Task details | Copy exactly the lines from the one containing "Recreate this image" through the one containing "const yStep = 0.2;", both included, and leave out any pictures.

[Extracted data entries]
======

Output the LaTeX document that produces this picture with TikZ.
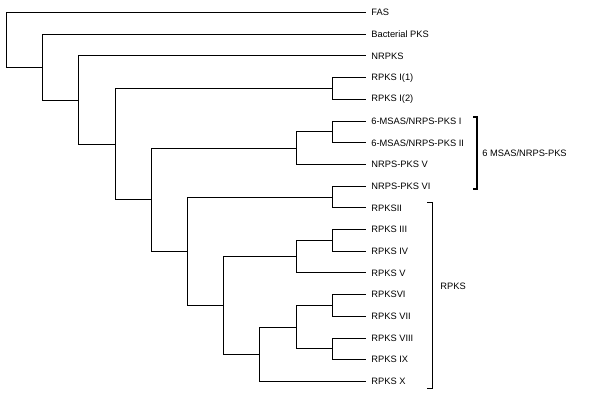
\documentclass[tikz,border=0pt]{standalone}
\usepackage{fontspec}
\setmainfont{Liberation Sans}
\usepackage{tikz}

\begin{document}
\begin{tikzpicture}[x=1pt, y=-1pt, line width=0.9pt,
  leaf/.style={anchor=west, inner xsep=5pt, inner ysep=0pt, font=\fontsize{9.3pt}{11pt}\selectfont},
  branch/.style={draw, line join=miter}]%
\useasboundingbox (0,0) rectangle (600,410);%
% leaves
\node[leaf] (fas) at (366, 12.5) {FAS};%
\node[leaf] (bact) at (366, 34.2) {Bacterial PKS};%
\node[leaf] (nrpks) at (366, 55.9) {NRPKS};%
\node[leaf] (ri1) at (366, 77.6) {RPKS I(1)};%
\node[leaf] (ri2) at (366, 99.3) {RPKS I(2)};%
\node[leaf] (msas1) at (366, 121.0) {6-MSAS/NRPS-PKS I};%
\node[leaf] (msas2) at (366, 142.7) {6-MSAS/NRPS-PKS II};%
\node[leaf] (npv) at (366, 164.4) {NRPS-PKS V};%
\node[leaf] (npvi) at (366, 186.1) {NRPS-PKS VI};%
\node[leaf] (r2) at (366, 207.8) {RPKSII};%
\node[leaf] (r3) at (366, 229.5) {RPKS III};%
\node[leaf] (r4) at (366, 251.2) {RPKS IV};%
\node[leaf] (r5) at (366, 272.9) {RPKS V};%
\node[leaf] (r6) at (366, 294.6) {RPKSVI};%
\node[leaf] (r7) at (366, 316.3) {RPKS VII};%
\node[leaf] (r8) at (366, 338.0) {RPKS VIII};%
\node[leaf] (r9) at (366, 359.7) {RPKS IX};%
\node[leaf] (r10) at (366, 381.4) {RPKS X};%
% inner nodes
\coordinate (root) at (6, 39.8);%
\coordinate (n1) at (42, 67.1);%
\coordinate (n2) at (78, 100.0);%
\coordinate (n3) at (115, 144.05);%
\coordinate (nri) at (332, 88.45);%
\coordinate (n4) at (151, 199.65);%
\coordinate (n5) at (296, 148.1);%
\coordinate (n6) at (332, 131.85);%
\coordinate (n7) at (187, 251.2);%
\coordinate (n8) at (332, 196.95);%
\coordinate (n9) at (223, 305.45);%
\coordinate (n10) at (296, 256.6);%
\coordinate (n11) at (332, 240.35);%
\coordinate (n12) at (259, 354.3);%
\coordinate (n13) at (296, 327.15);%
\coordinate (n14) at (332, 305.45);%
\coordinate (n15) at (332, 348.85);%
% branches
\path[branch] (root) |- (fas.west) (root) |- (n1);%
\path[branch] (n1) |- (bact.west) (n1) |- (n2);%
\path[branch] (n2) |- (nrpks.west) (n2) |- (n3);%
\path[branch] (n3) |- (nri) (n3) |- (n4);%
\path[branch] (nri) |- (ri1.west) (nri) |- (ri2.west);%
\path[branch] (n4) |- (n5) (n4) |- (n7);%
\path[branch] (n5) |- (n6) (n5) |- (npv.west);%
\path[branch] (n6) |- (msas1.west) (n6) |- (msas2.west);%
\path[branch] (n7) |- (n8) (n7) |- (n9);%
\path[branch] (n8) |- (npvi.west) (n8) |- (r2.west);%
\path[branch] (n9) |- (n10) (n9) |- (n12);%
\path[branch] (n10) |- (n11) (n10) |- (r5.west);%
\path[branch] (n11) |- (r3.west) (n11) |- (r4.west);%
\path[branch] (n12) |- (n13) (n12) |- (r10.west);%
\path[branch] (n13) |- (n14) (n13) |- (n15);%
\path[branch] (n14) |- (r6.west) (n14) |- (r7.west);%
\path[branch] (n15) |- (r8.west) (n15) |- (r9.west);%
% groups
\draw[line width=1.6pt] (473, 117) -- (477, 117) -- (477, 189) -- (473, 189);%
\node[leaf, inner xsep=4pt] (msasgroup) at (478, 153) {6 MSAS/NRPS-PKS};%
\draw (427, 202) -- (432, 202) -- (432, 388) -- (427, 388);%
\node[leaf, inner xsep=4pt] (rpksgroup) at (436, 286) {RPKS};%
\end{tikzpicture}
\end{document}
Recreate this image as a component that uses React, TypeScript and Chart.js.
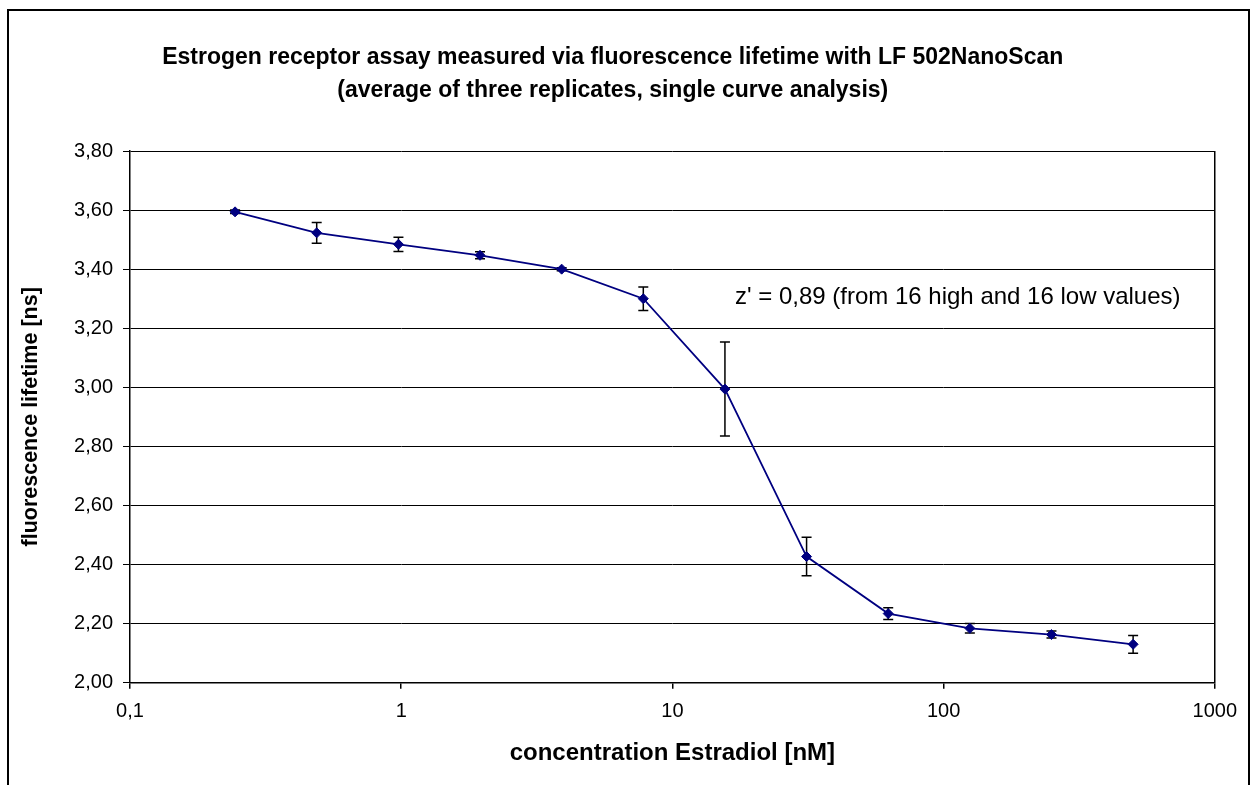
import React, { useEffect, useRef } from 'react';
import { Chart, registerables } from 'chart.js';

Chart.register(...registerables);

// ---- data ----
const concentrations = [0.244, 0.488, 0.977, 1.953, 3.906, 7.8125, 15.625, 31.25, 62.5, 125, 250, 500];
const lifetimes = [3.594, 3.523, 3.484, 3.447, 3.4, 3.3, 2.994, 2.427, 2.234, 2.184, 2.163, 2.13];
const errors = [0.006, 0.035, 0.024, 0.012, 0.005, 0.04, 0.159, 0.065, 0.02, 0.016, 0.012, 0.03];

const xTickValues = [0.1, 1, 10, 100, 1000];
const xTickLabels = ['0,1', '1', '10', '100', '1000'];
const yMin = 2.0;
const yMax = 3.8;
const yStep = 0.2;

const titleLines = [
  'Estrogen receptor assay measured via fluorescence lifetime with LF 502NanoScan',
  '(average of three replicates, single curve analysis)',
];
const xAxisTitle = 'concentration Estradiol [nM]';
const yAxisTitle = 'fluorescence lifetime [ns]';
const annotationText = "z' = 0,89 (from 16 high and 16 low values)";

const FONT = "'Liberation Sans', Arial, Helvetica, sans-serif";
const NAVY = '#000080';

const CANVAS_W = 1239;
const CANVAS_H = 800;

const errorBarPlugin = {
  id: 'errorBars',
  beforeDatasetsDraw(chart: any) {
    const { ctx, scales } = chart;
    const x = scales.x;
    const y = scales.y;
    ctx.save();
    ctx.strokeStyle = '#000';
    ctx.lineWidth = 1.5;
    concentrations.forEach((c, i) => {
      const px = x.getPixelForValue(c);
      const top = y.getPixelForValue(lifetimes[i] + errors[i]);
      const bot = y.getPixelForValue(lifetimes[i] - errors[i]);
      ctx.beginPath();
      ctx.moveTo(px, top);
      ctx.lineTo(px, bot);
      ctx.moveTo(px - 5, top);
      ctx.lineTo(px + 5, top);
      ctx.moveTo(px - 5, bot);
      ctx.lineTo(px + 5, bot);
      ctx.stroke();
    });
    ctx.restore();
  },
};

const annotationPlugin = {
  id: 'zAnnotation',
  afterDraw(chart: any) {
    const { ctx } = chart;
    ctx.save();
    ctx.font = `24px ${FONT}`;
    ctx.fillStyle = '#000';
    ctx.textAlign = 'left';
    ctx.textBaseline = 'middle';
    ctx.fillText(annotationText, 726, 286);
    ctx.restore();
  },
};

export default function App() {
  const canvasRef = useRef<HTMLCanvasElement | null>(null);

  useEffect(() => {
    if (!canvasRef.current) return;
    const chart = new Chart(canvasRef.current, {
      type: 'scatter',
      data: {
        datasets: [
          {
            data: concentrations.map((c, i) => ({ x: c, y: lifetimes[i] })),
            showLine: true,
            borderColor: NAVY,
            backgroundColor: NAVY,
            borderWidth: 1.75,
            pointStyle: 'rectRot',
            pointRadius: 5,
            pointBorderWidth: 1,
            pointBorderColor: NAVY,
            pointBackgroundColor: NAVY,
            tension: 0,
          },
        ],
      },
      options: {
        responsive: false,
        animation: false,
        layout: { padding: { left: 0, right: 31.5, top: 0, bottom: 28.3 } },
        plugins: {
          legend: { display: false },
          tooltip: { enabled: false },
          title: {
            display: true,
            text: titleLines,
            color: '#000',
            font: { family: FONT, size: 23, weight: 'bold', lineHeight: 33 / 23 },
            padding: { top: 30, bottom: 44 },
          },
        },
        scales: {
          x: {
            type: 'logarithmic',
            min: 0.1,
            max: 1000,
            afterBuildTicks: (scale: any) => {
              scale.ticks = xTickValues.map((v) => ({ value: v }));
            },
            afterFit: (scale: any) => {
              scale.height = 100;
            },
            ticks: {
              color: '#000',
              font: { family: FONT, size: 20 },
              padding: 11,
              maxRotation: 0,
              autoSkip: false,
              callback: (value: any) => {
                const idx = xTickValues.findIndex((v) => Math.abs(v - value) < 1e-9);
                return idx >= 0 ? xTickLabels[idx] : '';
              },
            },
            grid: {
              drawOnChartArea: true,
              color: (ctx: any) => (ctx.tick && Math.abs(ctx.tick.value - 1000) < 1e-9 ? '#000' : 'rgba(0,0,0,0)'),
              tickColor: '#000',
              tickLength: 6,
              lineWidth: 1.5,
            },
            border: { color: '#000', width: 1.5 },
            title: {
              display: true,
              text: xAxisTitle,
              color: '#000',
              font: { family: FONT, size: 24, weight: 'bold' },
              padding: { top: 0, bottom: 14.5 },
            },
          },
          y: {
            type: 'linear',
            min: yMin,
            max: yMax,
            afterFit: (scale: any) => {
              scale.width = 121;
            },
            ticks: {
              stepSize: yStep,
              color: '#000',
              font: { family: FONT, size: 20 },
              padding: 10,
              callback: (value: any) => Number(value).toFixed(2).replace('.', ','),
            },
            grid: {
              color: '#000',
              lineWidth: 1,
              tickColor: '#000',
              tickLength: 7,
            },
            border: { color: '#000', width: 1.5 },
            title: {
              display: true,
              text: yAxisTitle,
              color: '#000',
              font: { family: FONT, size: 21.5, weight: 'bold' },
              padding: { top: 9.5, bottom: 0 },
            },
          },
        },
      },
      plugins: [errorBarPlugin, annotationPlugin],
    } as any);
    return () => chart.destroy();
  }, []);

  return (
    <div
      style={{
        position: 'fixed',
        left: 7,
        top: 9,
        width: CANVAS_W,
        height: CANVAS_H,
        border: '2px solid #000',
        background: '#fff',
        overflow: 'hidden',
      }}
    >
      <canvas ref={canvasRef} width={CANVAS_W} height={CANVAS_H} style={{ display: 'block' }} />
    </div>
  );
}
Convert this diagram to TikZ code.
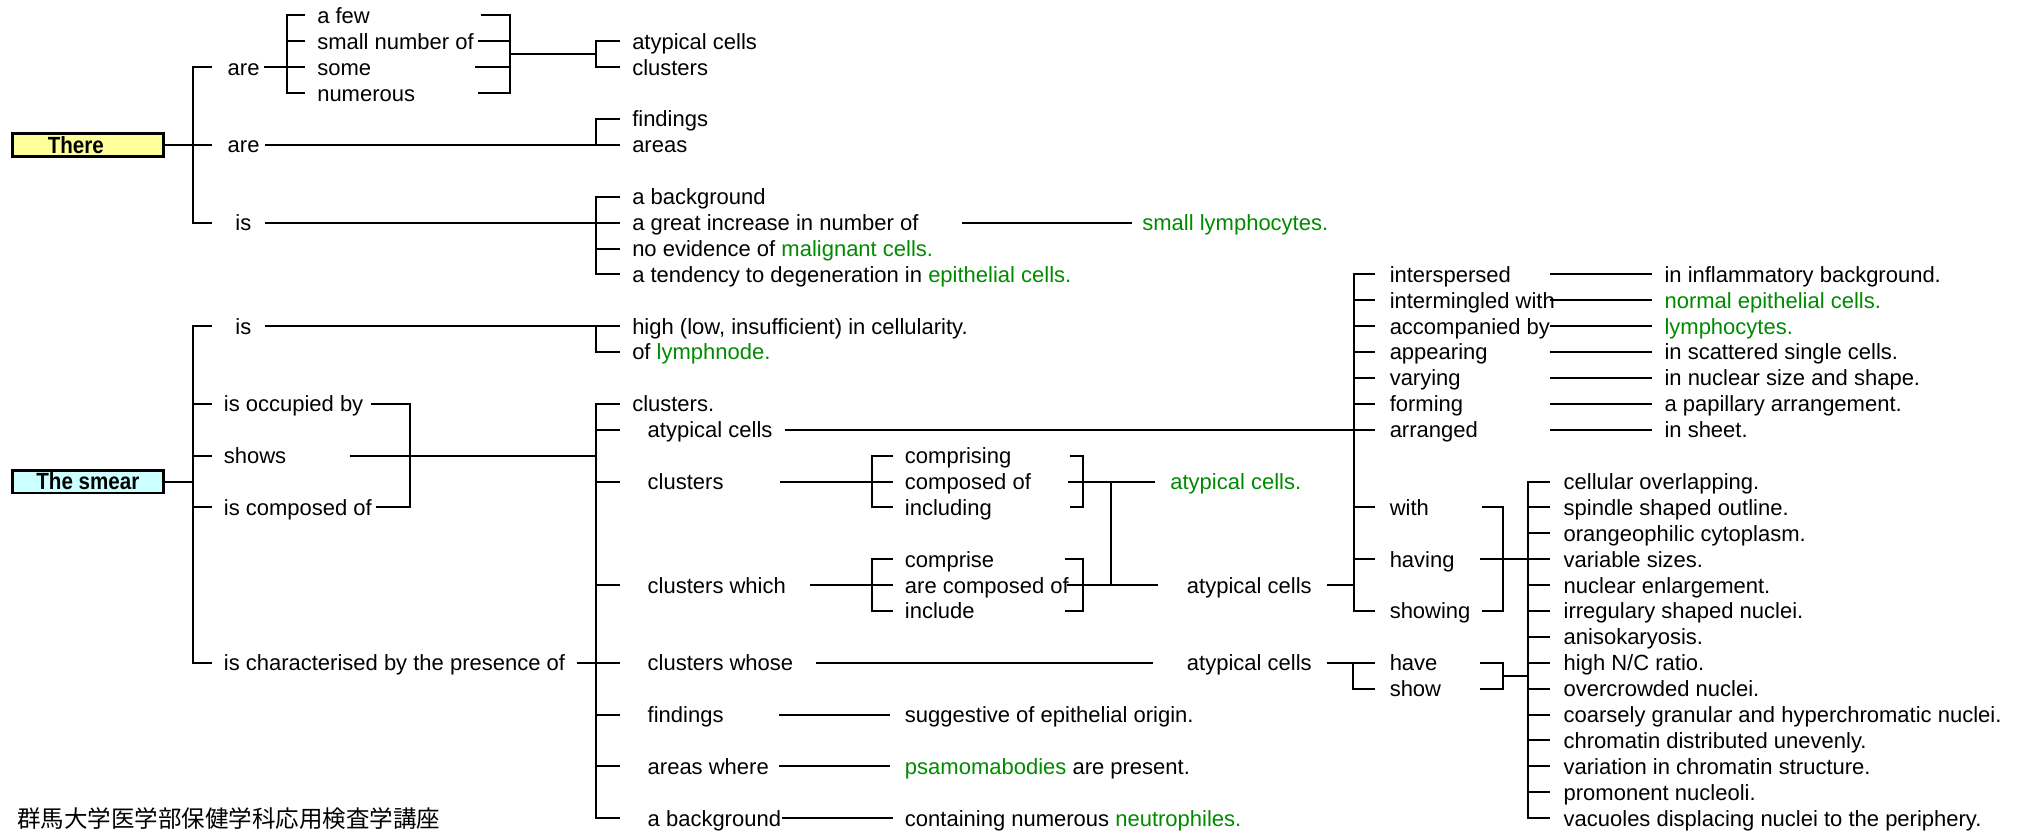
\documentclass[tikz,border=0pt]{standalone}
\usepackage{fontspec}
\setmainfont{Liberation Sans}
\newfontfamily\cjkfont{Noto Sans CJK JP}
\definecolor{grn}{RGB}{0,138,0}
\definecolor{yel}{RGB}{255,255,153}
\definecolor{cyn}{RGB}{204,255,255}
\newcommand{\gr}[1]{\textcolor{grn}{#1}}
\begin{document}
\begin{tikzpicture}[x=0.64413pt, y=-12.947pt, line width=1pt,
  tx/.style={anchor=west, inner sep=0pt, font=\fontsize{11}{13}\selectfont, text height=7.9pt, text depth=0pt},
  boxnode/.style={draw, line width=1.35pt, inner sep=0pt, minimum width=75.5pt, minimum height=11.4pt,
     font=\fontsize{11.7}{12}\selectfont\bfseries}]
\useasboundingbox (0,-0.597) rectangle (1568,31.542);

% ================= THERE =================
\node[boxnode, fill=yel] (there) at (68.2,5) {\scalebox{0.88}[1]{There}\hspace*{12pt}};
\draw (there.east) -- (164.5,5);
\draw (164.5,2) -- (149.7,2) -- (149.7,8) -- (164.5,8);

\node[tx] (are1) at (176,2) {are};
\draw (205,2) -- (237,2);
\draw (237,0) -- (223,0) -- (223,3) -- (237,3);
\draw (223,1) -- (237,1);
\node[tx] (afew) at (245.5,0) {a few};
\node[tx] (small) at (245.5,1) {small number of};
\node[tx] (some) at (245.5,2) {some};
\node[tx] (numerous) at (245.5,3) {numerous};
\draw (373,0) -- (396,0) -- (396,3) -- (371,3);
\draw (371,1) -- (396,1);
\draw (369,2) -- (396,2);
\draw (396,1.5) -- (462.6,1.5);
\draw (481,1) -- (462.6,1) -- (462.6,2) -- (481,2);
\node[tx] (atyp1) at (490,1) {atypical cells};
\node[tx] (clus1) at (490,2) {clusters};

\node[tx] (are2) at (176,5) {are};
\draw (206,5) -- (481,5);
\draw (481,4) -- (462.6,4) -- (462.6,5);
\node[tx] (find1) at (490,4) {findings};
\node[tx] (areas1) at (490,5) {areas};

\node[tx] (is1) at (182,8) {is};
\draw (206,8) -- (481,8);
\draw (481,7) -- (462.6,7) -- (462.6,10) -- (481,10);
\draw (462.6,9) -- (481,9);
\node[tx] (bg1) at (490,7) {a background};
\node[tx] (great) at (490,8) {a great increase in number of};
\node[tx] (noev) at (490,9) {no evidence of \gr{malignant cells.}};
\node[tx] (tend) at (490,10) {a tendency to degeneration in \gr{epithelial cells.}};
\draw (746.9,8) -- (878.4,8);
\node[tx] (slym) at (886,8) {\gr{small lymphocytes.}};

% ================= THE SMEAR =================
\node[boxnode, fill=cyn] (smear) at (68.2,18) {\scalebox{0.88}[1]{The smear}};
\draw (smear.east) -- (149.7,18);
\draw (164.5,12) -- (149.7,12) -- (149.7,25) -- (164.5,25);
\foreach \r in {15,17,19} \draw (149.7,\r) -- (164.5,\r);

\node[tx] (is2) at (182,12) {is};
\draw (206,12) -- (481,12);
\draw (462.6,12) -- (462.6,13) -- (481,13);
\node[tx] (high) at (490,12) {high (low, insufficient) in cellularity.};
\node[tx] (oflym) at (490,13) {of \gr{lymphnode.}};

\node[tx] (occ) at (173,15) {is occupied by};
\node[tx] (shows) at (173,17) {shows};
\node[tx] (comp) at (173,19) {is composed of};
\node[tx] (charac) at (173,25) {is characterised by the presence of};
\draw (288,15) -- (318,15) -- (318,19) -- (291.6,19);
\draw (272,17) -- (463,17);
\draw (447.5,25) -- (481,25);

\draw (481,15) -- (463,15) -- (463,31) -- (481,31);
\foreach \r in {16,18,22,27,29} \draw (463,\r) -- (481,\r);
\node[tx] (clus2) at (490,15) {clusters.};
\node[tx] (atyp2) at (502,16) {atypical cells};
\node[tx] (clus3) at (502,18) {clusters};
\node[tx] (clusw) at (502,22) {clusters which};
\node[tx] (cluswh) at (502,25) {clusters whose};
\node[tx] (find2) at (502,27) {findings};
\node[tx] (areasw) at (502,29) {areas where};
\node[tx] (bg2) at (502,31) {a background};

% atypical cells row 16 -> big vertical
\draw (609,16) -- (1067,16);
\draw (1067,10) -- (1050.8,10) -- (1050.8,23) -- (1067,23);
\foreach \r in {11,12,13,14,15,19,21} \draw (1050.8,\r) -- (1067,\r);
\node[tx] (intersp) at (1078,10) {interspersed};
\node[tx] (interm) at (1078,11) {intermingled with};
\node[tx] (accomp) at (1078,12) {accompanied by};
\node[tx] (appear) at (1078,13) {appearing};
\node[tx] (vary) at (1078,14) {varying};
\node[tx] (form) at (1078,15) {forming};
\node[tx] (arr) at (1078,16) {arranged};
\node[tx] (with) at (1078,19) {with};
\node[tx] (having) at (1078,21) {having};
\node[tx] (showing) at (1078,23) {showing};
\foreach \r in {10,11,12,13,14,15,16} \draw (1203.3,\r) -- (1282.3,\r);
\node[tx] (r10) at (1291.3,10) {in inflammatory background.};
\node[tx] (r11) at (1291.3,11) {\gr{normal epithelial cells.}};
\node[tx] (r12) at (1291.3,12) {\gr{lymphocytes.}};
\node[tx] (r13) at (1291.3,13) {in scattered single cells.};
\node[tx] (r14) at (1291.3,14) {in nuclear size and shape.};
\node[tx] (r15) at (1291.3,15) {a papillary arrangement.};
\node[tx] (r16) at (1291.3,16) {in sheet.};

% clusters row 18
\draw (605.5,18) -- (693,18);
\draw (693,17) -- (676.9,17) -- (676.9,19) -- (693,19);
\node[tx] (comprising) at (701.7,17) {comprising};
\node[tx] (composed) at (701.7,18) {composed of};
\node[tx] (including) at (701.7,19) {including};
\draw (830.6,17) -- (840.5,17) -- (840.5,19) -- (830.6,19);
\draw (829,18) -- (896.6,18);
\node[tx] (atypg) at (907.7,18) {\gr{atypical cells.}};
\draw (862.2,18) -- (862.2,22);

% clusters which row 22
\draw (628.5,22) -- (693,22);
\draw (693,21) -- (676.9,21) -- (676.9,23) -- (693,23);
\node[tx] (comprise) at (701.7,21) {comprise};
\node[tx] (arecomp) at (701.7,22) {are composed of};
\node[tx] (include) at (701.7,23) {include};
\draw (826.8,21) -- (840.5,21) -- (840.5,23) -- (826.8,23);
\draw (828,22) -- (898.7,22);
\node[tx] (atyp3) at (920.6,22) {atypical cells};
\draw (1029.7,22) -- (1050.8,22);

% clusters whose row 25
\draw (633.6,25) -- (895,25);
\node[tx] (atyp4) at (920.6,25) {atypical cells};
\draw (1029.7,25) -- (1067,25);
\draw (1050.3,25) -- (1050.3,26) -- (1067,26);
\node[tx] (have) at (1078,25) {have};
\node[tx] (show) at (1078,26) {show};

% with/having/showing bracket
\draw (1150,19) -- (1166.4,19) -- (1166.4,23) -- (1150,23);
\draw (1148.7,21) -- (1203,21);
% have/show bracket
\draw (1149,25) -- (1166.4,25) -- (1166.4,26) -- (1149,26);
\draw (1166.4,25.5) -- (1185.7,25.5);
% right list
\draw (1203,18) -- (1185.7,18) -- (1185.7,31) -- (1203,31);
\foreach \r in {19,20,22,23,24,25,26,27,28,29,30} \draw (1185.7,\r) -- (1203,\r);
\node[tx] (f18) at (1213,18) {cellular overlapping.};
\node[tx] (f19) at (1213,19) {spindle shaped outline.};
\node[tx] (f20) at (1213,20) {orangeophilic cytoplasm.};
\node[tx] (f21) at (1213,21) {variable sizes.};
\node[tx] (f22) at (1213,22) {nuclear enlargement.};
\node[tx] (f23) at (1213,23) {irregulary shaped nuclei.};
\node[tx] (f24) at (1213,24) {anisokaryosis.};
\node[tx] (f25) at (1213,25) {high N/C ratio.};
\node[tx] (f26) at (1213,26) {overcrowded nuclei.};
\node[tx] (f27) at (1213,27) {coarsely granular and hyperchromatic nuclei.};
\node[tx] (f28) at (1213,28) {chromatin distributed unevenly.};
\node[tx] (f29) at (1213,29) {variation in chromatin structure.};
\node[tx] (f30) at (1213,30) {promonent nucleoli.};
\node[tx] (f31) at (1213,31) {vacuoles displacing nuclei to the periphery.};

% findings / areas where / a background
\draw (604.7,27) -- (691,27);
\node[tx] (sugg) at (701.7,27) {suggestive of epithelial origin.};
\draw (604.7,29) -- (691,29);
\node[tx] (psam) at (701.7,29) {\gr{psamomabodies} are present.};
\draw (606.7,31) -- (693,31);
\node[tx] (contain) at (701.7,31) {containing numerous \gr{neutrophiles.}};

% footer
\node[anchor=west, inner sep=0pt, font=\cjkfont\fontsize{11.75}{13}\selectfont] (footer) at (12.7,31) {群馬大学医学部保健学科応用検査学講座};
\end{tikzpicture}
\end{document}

======

Right answer |
Recreate this image as a component that uses React, TypeScript and Chart.js.
import React, { useEffect, useRef } from 'react';
import { Chart, registerables } from 'chart.js';

Chart.register(...registerables);

// ---- data ----
const concentrations = [0.244, 0.488, 0.977, 1.953, 3.906, 7.8125, 15.625, 31.25, 62.5, 125, 250, 500];
const lifetimes = [3.594, 3.523, 3.484, 3.447, 3.4, 3.3, 2.994, 2.427, 2.234, 2.184, 2.163, 2.13];
const errors = [0.006, 0.035, 0.024, 0.012, 0.005, 0.04, 0.159, 0.065, 0.02, 0.016, 0.012, 0.03];

const xTickValues = [0.1, 1, 10, 100, 1000];
const xTickLabels = ['0,1', '1', '10', '100', '1000'];
const yMin = 2.0;
const yMax = 3.8;
const yStep = 0.2;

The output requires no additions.